‘Moneyball’ speaker visits KSU Stark


Paul DePodesta, The New York Mets VP of Player Development, scouting entrepreneur, and primary subject of the book and movie Moneyball, answers questions from the press and Kent State’s student media during a press conference held in the Smith Board Room in the University Center at Kent State Stark prior to his speaking engagement Tuesday Oct. 7, 2014.

Kianna Bugglin

NORTH CANTON — The baseball-themed, Oscar-nominated 2011 film Moneyball is based on a true story of real-life people with one exception: Peter Brand.

Paul DePodesta, whom the character of Brand was based on, walked into the packed University Center at Kent State University Stark on Tuesday Oct. 7 and started with an opening question.

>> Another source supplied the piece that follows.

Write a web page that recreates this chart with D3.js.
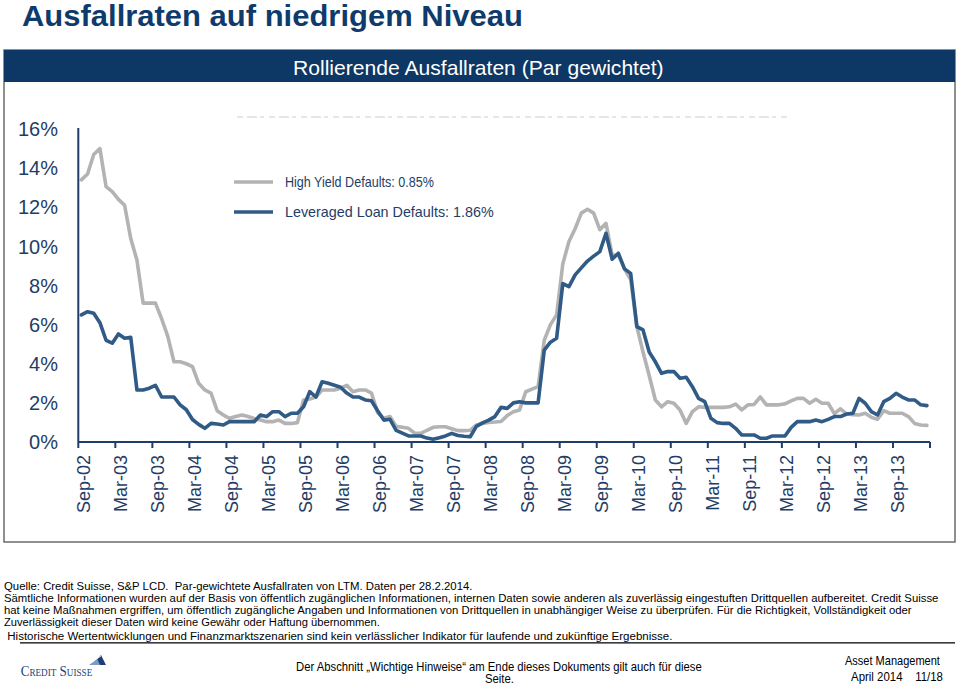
<!DOCTYPE html>
<html><head><meta charset="utf-8">
<script src="https://cdn.jsdelivr.net/npm/d3@7"></script>
<style>
html,body{margin:0;padding:0;background:#fff;}
svg{display:block;font-family:"Liberation Sans",Arial,sans-serif;}
</style></head>
<body>
<svg id="c" width="960" height="686"></svg>
<script>
// ---- DATA ----
const startMonth = new Date(2002, 8, 1);   // Sep-02
const endMonth   = new Date(2014, 2, 1);   // exclusive: through Feb-14
const categories = d3.timeMonth.range(startMonth, endMonth).map(d3.timeFormat("%b-%y"));

const tickLabels = ["Sep-02","Mar-03","Sep-03","Mar-04","Sep-04","Mar-05","Sep-05","Mar-06","Sep-06","Mar-07","Sep-07","Mar-08","Sep-08","Mar-09","Sep-09","Mar-10","Sep-10","Mar-11","Sep-11","Mar-12","Sep-12","Mar-13","Sep-13"];
const yTicks = [0,2,4,6,8,10,12,14,16];

const highYield = [
13.4,13.7,14.7,15.0,13.05,12.8,12.4,12.1,10.4,9.3,
7.1,7.1,7.1,6.3,5.4,4.1,4.1,4.0,3.85,3.0,
2.66,2.5,1.6,1.38,1.21,1.3,1.38,1.3,1.2,1.12,
1.04,1.04,1.12,0.95,0.95,0.99,2.15,2.2,2.3,2.66,
2.66,2.66,2.75,2.9,2.57,2.66,2.66,2.5,1.5,1.21,
1.3,0.8,0.75,0.7,0.45,0.44,0.6,0.75,0.78,0.78,
0.68,0.58,0.58,0.6,0.87,0.95,1.0,1.02,1.05,1.35,
1.55,1.64,2.57,2.7,2.83,5.2,6.0,6.5,9.1,10.25,
10.9,11.7,11.9,11.7,10.85,11.18,9.56,9.56,8.85,8.3,
5.9,4.6,3.4,2.15,1.8,2.06,1.98,1.64,0.95,1.55,
1.8,1.77,1.77,1.77,1.77,1.8,1.94,1.64,1.9,1.92,
2.3,1.9,1.9,1.9,1.95,2.1,2.23,2.23,1.98,2.18,
1.98,1.98,1.45,1.7,1.43,1.4,1.38,1.47,1.26,1.16,
1.6,1.47,1.47,1.47,1.3,0.95,0.87,0.85
];
const leveragedLoan = [
6.5,6.66,6.58,6.1,5.2,5.05,5.52,5.3,5.35,2.66,
2.66,2.75,2.9,2.3,2.3,2.3,1.9,1.65,1.15,0.9,
0.7,0.95,0.92,0.87,1.04,1.04,1.04,1.04,1.04,1.38,
1.3,1.55,1.55,1.3,1.47,1.47,1.8,2.57,2.3,3.08,
3.0,2.9,2.8,2.5,2.3,2.3,2.15,2.11,1.6,1.12,
1.16,0.6,0.45,0.31,0.31,0.31,0.2,0.14,0.22,0.31,
0.44,0.33,0.29,0.27,0.8,0.98,1.12,1.3,1.77,1.72,
2.0,2.06,2.0,2.0,2.0,4.7,5.1,5.3,8.1,7.94,
8.54,8.9,9.25,9.5,9.73,10.67,9.34,9.65,8.85,8.62,
5.9,5.73,4.6,4.1,3.51,3.6,3.6,3.26,3.31,2.83,
2.23,2.06,1.21,0.99,0.95,0.95,0.7,0.36,0.36,0.36,
0.19,0.19,0.31,0.31,0.31,0.75,1.04,1.04,1.04,1.12,
1.04,1.16,1.3,1.3,1.43,1.47,2.23,1.98,1.55,1.38,
2.06,2.23,2.49,2.3,2.15,2.15,1.9,1.86
];
const seriesNames = ["High Yield Defaults: 0.85%", "Leveraged Loan Defaults: 1.86%"];
const seriesColors = ["#b3b3b3", "#2f5b86"];

const titleText = "Ausfallraten auf niedrigem Niveau";
const panelTitle = "Rollierende Ausfallraten (Par gewichtet)";
const footLines = [
 "Quelle: Credit Suisse, S&P LCD.  Par-gewichtete Ausfallraten von LTM. Daten per 28.2.2014.",
 "Sämtliche Informationen wurden auf der Basis von öffentlich zugänglichen Informationen, internen Daten sowie anderen als zuverlässig eingestuften Drittquellen aufbereitet. Credit Suisse",
 "hat keine Maßnahmen ergriffen, um öffentlich zugängliche Angaben und Informationen von Drittquellen in unabhängiger Weise zu überprüfen. Für die Richtigkeit, Vollständigkeit oder",
 "Zuverlässigkeit dieser Daten wird keine Gewähr oder Haftung übernommen.",
 "Historische Wertentwicklungen und Finanzmarktszenarien sind kein verlässlicher Indikator für laufende und zukünftige Ergebnisse."
];

// ---- DRAW ----
const svg = d3.select("#c");
const navy = "#0d3764";
const axisCol = "#1f3d66";

// place a text at (x,y) scaled horizontally to a target width
function fitText(parent, str, x, y, width, size, opts = {}) {
  const g = parent.append("g");
  const t = g.append("text").attr("x", 0).attr("y", 0)
    .attr("font-size", size).attr("fill", opts.fill || "#000")
    .attr("font-weight", opts.weight || "normal")
    .style("white-space", "pre")
    .text(str);
  if (opts.family) t.attr("font-family", opts.family);
  if (opts.variant) t.attr("font-variant", opts.variant);
  const w = t.node().getComputedTextLength();
  const sx = width / w;
  let x0 = x;
  if (opts.anchor === "middle") x0 = x - width / 2;
  if (opts.anchor === "end") x0 = x - width;
  g.attr("transform", `translate(${x0},${y}) scale(${sx},1)`);
  return t;
}

fitText(svg, titleText, 22, 26, 501, 29, {weight: "bold", fill: "#0e3b6c"});

// frame
svg.append("rect").attr("x", 4).attr("y", 50).attr("width", 951).attr("height", 492)
  .attr("fill", "#fff").attr("stroke", "#6b6b6b").attr("stroke-width", 1.5);
svg.append("rect").attr("x", 4).attr("y", 50).attr("width", 951).attr("height", 32)
  .attr("fill", navy);
fitText(svg, panelTitle, 478.5, 75, 371, 20, {fill: "#fff", anchor: "middle"});

// faint residue line
svg.append("line").attr("x1", 237).attr("x2", 790).attr("y1", 117).attr("y2", 117)
  .attr("stroke", "#e6e6e6").attr("stroke-width", 2).attr("stroke-dasharray", "6,4,10,3,4,5");

const n = categories.length;
const x = d3.scaleLinear().domain([0, n]).range([78.3, 930]);
const y = d3.scaleLinear().domain([0, 16]).range([442, 129]);

// y axis labels
svg.append("g").selectAll("text").data(yTicks).join("text")
  .attr("x", 58).attr("y", d => y(d)).attr("dy", "0.36em")
  .attr("text-anchor", "end").attr("font-size", 20).attr("fill", axisCol)
  .text(d => d + "%");

// lines
const line = d3.line().x((d, i) => x(i + 0.5)).y(d => y(d)).curve(d3.curveLinear);
[highYield, leveragedLoan].forEach((s, k) => {
  svg.append("path").datum(s).attr("d", line)
    .attr("fill", "none").attr("stroke", seriesColors[k]).attr("stroke-width", 3.6)
    .attr("stroke-linejoin", "round").attr("stroke-linecap", "round");
});

// axes
svg.append("line").attr("x1", x(0)).attr("x2", x(0)).attr("y1", y(16) - 1).attr("y2", y(0))
  .attr("stroke", axisCol).attr("stroke-width", 2);
svg.append("line").attr("x1", x(0)).attr("x2", x(n)).attr("y1", y(0)).attr("y2", y(0))
  .attr("stroke", axisCol).attr("stroke-width", 2);
const tickIdx = d3.range(0, n + 1, 6);
svg.append("g").selectAll("line").data(tickIdx).join("line")
  .attr("x1", d => x(d)).attr("x2", d => x(d)).attr("y1", y(0)).attr("y2", y(0) + 6)
  .attr("stroke", axisCol).attr("stroke-width", 2);
svg.append("g").selectAll("text").data(tickLabels).join("text")
  .attr("transform", (d, i) => `translate(${x(i * 6) + 5},${455}) rotate(-90)`)
  .attr("dy", "0.36em").attr("text-anchor", "end")
  .attr("font-size", 18).attr("fill", axisCol)
  .text(d => d);

// legend
seriesNames.forEach((name, k) => {
  const ly = 182 + k * 30;
  svg.append("line").attr("x1", 234).attr("x2", 273).attr("y1", ly).attr("y2", ly)
    .attr("stroke", seriesColors[k]).attr("stroke-width", 3.6);
  fitText(svg, name, 285, ly + 5, k === 0 ? 149 : 209, 14, {fill: axisCol});
});

// footer text
const footY = [589.8, 602, 614.3, 626.4, 639.8];
const footX = [4, 4, 4, 4, 7.3];
const footW = [469, 936, 908, 376, 666];
footLines.forEach((t, i) => fitText(svg, t, footX[i], footY[i], footW[i], 11));
svg.append("line").attr("x1", 20).attr("x2", 955).attr("y1", 642.8).attr("y2", 642.8)
  .attr("stroke", "#000").attr("stroke-width", 1.3);

// logo
fitText(svg, "Credit Suisse", 20.7, 676, 72.5, 15.5,
  {family: "'Liberation Serif','DejaVu Serif',serif", variant: "small-caps", fill: "#1d3f75"});
const sail = svg.append("g");
sail.append("path").attr("d", "M90,665 Q97,660 101,655 L106,665 Z").attr("fill", "#1d3f75");
sail.append("path").attr("d", "M89,665 Q94,662 97,658.5 L100,665 Z").attr("fill", "#7a9cc6");
sail.append("path").attr("d", "M92,662 L101,656").attr("stroke", "#fff").attr("stroke-width", 0.8);

fitText(svg, "Der Abschnitt „Wichtige Hinweise“ am Ende dieses Dokuments gilt auch für diese",
  499, 671, 406, 12, {anchor: "middle"});
fitText(svg, "Seite.", 499.5, 683, 29, 12, {anchor: "middle"});
fitText(svg, "Asset Management", 940, 665, 95, 12, {anchor: "end"});
fitText(svg, "April 2014    11/18", 943, 681, 92, 12, {anchor: "end"});
</script>
</body></html>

“How many of you have actually read the book or seen the movie Moneyball?” DePodesta asked. As the majority of the crowd raised their hands, he replied, “Well, I apologize—I’m not Jonah Hill.”

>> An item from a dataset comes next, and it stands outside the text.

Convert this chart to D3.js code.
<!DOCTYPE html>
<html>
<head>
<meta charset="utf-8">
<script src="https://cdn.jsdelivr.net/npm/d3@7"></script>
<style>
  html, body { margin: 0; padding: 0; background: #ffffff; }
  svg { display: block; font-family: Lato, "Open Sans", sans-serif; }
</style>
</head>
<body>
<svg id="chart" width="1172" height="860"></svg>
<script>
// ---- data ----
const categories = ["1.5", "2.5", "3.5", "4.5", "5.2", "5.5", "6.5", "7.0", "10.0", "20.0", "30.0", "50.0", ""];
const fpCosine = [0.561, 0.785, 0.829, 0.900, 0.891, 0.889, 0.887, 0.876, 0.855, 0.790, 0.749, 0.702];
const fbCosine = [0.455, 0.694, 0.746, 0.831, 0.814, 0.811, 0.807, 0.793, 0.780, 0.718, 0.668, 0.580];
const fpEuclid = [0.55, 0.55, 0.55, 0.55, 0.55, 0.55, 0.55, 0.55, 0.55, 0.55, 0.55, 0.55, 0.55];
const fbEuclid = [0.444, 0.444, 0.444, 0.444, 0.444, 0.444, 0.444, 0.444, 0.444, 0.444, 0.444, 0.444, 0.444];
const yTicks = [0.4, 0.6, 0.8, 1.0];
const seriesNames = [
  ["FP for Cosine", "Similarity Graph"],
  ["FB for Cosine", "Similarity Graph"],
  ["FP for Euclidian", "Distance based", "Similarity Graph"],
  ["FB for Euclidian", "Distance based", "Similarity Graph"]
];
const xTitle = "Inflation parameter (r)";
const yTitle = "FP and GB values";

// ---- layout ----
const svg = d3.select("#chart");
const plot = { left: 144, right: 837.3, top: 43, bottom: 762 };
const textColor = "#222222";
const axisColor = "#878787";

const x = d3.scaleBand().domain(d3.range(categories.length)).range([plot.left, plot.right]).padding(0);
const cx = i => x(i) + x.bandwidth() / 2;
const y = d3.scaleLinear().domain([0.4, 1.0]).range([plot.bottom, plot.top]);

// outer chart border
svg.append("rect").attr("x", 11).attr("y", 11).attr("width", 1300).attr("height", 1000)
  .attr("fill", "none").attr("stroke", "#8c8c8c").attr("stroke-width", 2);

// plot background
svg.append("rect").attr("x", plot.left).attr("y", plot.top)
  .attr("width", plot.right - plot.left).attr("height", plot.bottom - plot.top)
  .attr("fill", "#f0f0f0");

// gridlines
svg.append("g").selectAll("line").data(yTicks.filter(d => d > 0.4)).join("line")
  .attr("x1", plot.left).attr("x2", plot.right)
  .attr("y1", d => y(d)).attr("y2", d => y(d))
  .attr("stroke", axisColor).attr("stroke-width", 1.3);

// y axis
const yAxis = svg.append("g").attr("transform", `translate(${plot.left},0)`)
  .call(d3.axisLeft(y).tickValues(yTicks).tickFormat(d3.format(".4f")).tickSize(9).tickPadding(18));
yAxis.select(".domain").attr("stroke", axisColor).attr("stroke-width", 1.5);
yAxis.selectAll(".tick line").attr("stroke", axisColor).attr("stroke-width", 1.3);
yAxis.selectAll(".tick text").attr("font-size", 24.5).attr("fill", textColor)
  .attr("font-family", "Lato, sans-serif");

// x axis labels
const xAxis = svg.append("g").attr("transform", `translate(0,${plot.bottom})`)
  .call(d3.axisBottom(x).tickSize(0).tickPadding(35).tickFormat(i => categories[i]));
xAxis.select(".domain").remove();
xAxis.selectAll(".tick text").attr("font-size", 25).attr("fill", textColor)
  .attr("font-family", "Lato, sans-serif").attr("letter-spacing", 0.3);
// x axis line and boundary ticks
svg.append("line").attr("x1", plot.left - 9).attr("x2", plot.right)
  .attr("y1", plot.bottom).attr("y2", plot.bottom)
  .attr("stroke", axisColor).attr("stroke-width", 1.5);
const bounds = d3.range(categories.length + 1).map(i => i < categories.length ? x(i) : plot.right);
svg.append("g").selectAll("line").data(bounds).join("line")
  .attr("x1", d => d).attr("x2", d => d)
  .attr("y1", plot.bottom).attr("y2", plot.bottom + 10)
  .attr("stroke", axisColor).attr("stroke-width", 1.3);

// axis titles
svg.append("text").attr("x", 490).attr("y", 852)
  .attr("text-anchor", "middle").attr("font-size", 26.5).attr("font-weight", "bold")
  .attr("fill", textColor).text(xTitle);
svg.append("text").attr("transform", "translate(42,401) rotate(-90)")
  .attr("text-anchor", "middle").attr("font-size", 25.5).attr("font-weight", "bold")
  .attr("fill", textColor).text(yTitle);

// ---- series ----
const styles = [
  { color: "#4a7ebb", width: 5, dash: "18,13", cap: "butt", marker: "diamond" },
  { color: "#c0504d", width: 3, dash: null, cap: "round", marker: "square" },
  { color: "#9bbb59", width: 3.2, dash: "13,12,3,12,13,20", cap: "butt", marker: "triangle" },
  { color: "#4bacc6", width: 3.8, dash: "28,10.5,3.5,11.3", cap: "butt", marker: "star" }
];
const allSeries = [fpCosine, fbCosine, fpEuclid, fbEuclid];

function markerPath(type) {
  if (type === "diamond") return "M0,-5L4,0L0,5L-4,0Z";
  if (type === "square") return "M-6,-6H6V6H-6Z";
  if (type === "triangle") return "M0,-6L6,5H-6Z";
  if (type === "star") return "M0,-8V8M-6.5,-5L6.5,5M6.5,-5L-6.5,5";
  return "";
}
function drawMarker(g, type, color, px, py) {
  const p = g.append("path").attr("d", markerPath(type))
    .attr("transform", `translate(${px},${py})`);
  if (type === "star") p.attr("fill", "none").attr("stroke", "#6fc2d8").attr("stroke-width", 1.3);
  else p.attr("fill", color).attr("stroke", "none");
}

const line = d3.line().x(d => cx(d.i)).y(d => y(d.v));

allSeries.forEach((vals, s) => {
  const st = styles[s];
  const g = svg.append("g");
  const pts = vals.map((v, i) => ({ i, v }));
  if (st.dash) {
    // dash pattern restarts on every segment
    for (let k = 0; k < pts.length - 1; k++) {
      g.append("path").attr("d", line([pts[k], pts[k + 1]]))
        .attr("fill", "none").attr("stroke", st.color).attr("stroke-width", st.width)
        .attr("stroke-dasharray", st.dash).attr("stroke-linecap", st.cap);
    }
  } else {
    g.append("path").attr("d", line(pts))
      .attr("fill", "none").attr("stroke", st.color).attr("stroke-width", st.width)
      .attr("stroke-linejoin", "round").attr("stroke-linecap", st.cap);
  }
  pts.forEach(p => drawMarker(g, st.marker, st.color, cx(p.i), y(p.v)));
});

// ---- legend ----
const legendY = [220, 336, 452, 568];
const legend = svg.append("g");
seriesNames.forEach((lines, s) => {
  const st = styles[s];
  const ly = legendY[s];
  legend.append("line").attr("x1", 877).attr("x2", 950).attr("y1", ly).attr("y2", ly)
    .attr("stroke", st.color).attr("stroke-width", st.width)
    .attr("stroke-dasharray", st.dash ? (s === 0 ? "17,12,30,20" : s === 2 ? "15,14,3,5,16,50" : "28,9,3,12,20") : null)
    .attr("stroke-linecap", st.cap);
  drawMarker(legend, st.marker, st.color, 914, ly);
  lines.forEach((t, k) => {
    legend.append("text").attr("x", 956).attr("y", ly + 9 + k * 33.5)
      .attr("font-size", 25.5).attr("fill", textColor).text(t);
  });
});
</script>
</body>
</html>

Jonah Hill portrayed Brand in the film, is a research geek that can crunch numbers and use analytics to find the best baseball player on the field. He works for Billy Beane, general manager of the Oakland A’s.

DePodesta now functions as the Vice President of player development and scouting affairs for the New York Mets. DePodesta served as the only real-life character in the movie that refused for his actual name to be used.

When DePodesta joined as the assistant general manager to the Oakland A’s in 1999 alongside Beane, the team had one of the lowest payrolls in baseball. This gave the duo the perfect opportunity to create a team-building strategy that was innovative in the team’s payroll disparities.

He told the audience about his analytic strategies in choosing members for teams, better known as sabermetrics, which DePodesta defines as “using analytics from in-game activity to better understand and predict player performance.”

DePodesta emphasized that, in order to be successful, you have to be relentless, become aware of all the psychological biases, and focus on process. But most importantly, you have to be willing to fail.

“The fact is we tried,” said DePodesta. “We knew that with each small failure, we were actually getting closer to a better model, to a better outlook, to a better answer—so we didn’t really view those as failures at all.”

Madison Logan, a freshman psychology major at Stark, enjoyed the entertainment in DePodesta’s speech.

“I really enjoyed listening to his speech because, not only was it entertaining, but it gave me a personal life perspective to use in the future,” Logan said. “I really enjoyed how he added a comedic effect through personal anecdotes and kept me entertained the whole time.”

His advice for students that are transitioning from college to the “real world”?

“My advice is that the ‘real world’ doesn’t have to be so real. It can be whatever you’re passionate about,” DePodesta said in the press conference. “Don’t just do this because you think you are supposed to. Do it because you are passionate about it.”

DePodesta graduated in 1995 with an economics degree from Harvard University. He started as an advance scout for the Cleveland Indians, before quickly being promoted to assistant general manager. He’s also worked for the San Diego Padres and, at the age of the 31, became the general manager for the Los Angeles Dodgers.

DePodesta is the first speaker in Stark’s Leadership Speaker Series. There were approximately 500 in attendance on Tuesday, according to Public Relations Coordinator Cynthia Williams.

The next speaker in the series is Marvel Comics Creator Bill Rosemann on Wednesday, November 19 in the University Center at Kent State Stark.